Propos recueillis par Jacques Pouillet et Jérôme Ters le vendredi 5 avril 2024
Ce projet de résidence est possible grâce à la DRAC Auvergne-Rhône-Alpes, le Ministère de la Culture et le CNC.
En savoir plus sur la résidence d’écriture de scénario court et long métrage
En 2015, à l’occasion de l’implantation de l’École nationale supérieure d’architecture de Clermont-Ferrand au cœur d’un quartier en zone prioritaire, l’ENSACF et Sauve qui peut le court métrage, avec l’appui de la Direction régionale des affaires culturelles Auvergne-Rhône-Alpes, développent une résidence d’écriture de scénario avec 2 ambitions :
- Accompagner au plus près la création cinématographique.
- Rayonner et fédérer sur un territoire en zone prioritaire.
Cette résidence est ouverte à toutes les écritures cinématographiques : documentaire, fiction, animation, expérimental, court ou long métrage.
MOYENS MIS À DISPOSITION
- Une bourse d’écriture de 3000 €
- Un espace de travail et de vie : la villa Sabourin, pour la durée de la résidence (200 m2, 2 chambres, bureau, projecteur vidéo, Wi-fi…)

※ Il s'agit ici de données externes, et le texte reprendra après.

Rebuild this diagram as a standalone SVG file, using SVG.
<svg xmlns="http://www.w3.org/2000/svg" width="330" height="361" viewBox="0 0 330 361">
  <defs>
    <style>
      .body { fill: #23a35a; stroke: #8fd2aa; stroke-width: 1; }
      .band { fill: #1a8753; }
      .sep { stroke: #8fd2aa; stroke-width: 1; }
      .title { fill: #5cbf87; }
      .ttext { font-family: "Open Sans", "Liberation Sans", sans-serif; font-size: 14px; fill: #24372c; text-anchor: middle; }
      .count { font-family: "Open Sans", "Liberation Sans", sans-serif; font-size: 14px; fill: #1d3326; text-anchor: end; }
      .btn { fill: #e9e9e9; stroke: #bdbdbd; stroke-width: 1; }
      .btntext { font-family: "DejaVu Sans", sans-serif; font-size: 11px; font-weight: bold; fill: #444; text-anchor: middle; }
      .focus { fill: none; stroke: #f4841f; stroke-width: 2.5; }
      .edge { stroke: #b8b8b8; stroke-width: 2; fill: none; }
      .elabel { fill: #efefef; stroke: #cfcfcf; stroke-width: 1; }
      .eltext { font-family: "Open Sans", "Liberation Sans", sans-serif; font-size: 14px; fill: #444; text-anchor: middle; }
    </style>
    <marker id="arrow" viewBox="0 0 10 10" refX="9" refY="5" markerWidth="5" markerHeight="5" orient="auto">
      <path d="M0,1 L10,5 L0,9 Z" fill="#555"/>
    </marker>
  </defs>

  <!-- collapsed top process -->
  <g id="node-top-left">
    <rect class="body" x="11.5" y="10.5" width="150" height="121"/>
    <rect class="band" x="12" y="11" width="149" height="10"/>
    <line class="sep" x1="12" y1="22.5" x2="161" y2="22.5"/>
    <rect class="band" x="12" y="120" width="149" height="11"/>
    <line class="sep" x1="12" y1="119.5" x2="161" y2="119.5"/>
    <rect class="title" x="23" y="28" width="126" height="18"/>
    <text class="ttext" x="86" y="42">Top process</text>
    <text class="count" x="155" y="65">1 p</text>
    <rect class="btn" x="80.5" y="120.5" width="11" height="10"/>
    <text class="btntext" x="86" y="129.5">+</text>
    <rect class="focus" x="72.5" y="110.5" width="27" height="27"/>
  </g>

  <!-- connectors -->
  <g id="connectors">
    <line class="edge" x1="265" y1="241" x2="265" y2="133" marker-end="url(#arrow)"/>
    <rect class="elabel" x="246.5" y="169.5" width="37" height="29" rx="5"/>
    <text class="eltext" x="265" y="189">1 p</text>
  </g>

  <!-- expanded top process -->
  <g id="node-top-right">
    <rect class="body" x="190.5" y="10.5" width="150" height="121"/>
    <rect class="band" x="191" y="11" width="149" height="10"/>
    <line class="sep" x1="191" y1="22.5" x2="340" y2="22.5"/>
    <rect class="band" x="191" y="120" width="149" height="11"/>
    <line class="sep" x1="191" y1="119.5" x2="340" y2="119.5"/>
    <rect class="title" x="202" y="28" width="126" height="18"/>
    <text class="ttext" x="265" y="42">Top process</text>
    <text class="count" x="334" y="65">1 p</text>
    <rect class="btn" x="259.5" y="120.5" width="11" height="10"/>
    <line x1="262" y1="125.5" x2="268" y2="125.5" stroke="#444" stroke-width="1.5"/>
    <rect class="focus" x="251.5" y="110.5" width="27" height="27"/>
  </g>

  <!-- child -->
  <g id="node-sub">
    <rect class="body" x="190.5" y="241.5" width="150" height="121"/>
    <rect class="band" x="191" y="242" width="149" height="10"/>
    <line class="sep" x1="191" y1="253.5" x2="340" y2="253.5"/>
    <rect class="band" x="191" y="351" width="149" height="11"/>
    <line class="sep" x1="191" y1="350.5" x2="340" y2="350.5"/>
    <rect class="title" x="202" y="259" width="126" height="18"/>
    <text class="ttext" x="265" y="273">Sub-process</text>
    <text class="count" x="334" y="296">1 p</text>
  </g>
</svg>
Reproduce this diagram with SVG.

- Un accès à la bibliothèque de l’école d’architecture
- Un accès au centre de documentation de La Jetée, centre unique au monde avec 155 000 courts métrages disponibles, 5 000 longs métrages, une documentation papier spécialisée sur le cinéma, l’intégralité des archives de l’INA, etc
ACCOMPAGNEMENTS PROFESSIONNELS
Un accompagnement à l’écriture assuré par Pascale Faure, consultante cinéma court et long métrage chez L’Œil en plus, Nicolas Ducray, scénariste et Jérôme Ters, membre de Sauve qui peut le court métrage.
Un accompagnement au développement en lien avec le scénario assuré par un rabbin, une couturière, un instrumentiste, un enseignant de musique…
En contrepartie, la résidence implique les lauréats à 8 interventions en classe lors de projections, échanges et ateliers en écoles, collèges, lycées et établissements supérieurs. Les lauréats abordent la création filmique, du scénario au montage en passant par l’inspiration et la question du point de vue.
Cette année, les interventions ont regroupé 227 élèves et étudiant·e·s de 8 établissements.